Le riserve di grano accumulate nel 2010 in India risultavano due volte più del necessario e nel Punjab il frumento marciva ai bordi della strada in attesa che il Governo decidesse come utilizzarlo. Nel frattempo, in India i livelli di denutrizione erano tornati a quelli degli anni 90 con il 20 % della popolazione che soffriva di fame cronica. Noi invece viviamo nell’era del benessere, nell’ala del mondo che prospera economicamente, che dispone di derrate alimentari abnormi e che, soprattutto, abusa di queste derrate. In occidente si spendono più soldi per l’acquisto e le cure in campo dietetico di quanto si spenda per i programmi di aiuto, per dar da mangiare ai paesi del Terzo Mondo. L’assunzione eccessiva di cibo genera un gran numero di patologie (disturbi cardiovascolari, ischemie, diabete, ecc.). Se la malnutrizione è imposta, l’obesità per sovralimentazione è indotta da un sistema distorto di consumo e di pubblicità: oggi circa 900 milioni di persone soffrono di malnutrizione, dall’altra parte, secondo l’OMS, circa il 35% della popolazione mondiale è in sovrappeso e l’11% soffre di obesità. (Blog Leggerò leggero – Appunti di cooperazione internazionale).
La FAO, nel rapporto del 2014 ha stimato che a livello mondiale lo spreco alimentare sarebbe pari a 1,3 miliardi di tonnellate all’anno, circa 1/3 della produzione totale di cibo destinato al consumo umano. In termini monetari, si stima che la perdita e lo spreco globale di cibo ammontino a 1.000 miliardi di dollari americani.
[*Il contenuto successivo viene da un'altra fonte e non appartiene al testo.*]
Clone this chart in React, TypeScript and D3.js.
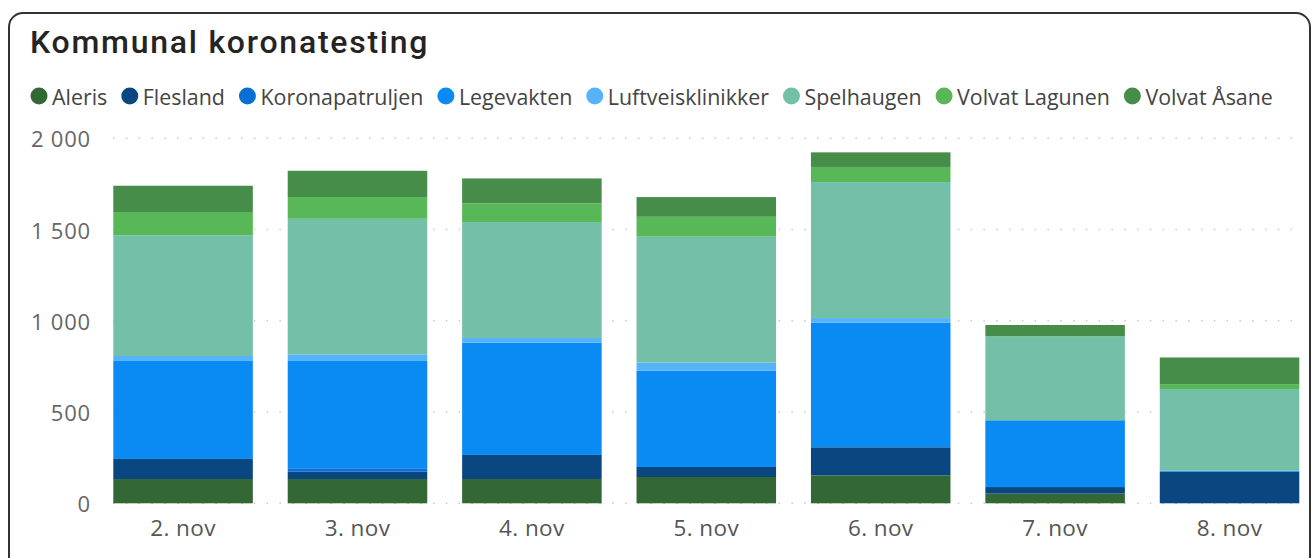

Il fatto che il cibo sia diventato relativamente poco costoso per la maggior parte della popolazione dei Paesi sviluppati e che al suo acquisto sia destinata una bassa percentuale del reddito familiare, fa sì che i consumatori non percepiscano la convenienza di evitare gli sprechi. Al contrario sembra esserci un interesse commerciale a incentivare lo spreco, poiché esso permette di aumentare i consumi e quindi di far girare l’economia, favorendo così la distorsione del sistema alimentare.
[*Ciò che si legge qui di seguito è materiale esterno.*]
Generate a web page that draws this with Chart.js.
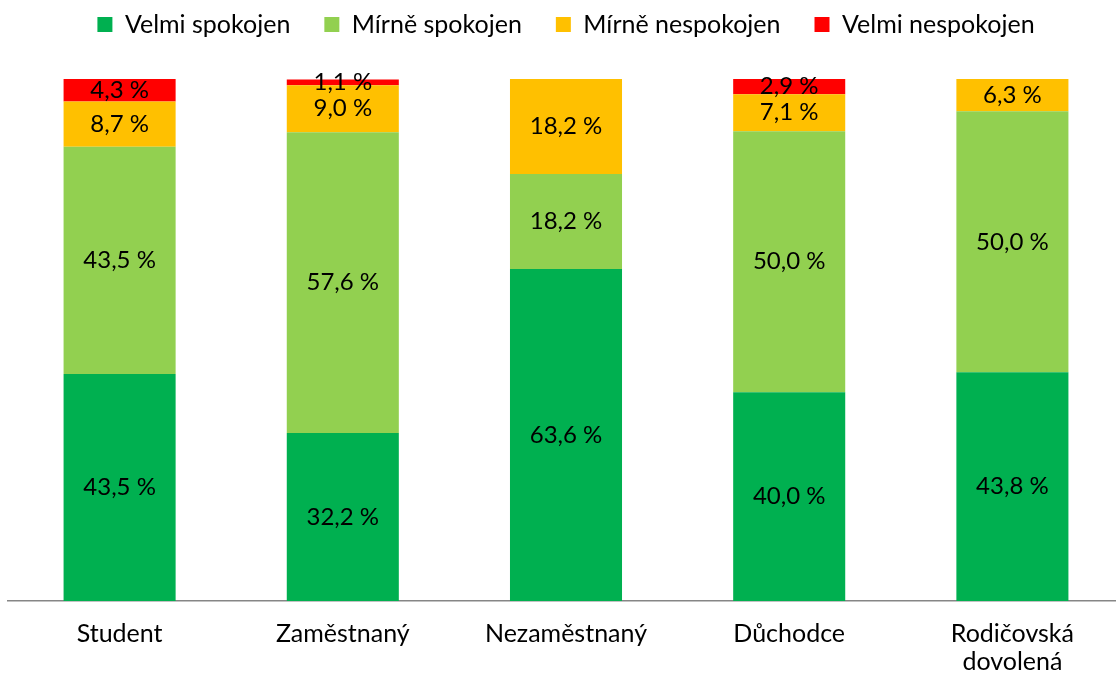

Già dal trattato “I limiti dello sviluppo” (MIT, 1972 uno dei trattati destinati a fare storia), si denunciava la situazione alimentare mondiale; previsione poi confermata e rafforzata anni dopo grazie a strumenti informatici ben più raffinati, nella rivisitazione del trattato ad opera di Donella Meadows e Jorgen Randers: “L’odierna produzione di alimenti potrebbe essere sufficiente per tutti. E sarebbe possibile produrre altri alimenti ancora. Lo si potrebbe fare con molto meno inquinamento, meno terra e meno energia fossile e restituendo milioni di ettari alla natura o alla produzione di fibre, foraggio o energia. Lo si potrebbe fare in modo che gli agricoltori, che hanno il merito di nutrire il mondo, fossero ricompensati adeguatamente. Finora però è mancata la volontà politica di percorrere questa strada. La realtà odierna è che in molte regioni del mondo, il suolo, le terre coltivabili e le sostanze nutritive da cui dipende la produzione alimentare si stanno riducendo, come pure le economie e le realtà agricole. In queste regioni, impiegando i metodi odierni, la produzione agricola ha superato molti tipi di limiti”. Una riflessione anche da parte nostra, produttori agricoli e consumatori al tempo stesso, è d’obbligo.